Ethos is the character or reputation of a rhetor. Ethos must be established with an audience using intelligence and appeals. I read several articles from an assortment of magazines ranging from GQ to Forbe's. In Lauren Sherman's article America's Downsized Cities in Forbe's Magazine, she used Bruce Sprinsteen, Billy Joel, and John Mellencamp as a source of reference describing city's losses in population; this directly related and piqued interest in probably most of her readers. The Coffee Fix: Can the $11,000 Clover Machine Save Starbucks, an article found in WIRED magazine where author Matthew Honan used many witness' quotations and catchy slang like "pricey" and refers to the coffee as being "Jessica Alba hot". These descriptions appeal to readers that are young and 'hip'. Goodwill towards readers is established through these applications to what they find interesting and attractive. In the advice column of articles found in Cosmopolitan magazine, Six Ways to Train Your Boyfriend may be found to lack ethos, at least it did for me, because I feel that such widely read material for women should be realistic, helpful, and positive; not material that suggests human relationships should develop similar to the way humans and animals interact.
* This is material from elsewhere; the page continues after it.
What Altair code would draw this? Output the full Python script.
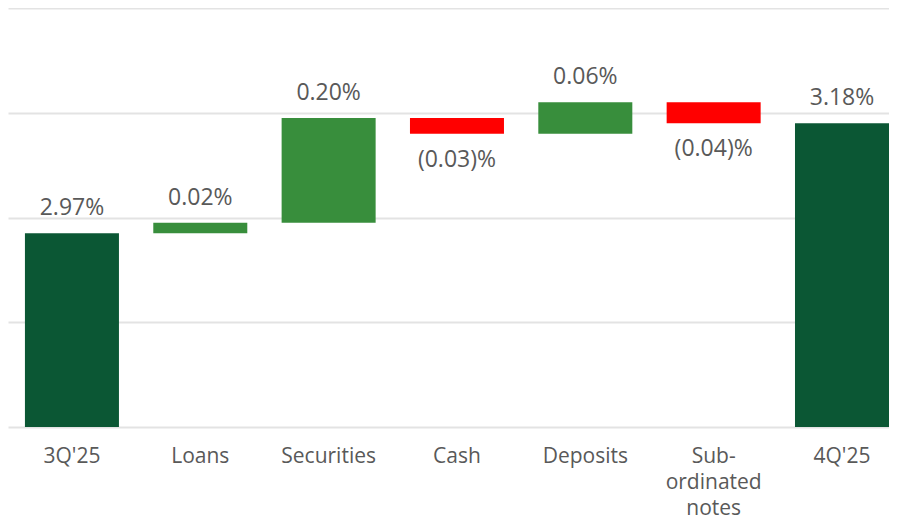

Ethnographic Report Additional Questions

How long does it take for you to feel like you've educated yourself enough about the business you're writing for?
How long does it take to write the quaterly report?
How long does the speech take?
Before you begin a project how much time do you spend outside of the office brainstorming for it?
Do you ever get on a roll and work for hours on end, or in contrast, get writer's block?

Wednesday, March 4, 2009

"Kairos" is the right rhetorical moment, it is a special notion of space and/or time; situational time, similar to opportunity. In my book, this window of time is compared to a sprinter who knows just when to accelerate in order to beat their competition during a race. While reading an article on CNN.com today about Rhianna and Chris Brown's relationship, the author used kairos at the right time when she introduced why victims of abusive relationships go back to the perpatrator. Reasons include the period after an abusive event where apologies and over-compensating acts take place, and how instinctively humans who are attached emotionally have to stay in the relationship in order to survive. The subject came about smoothly within the article.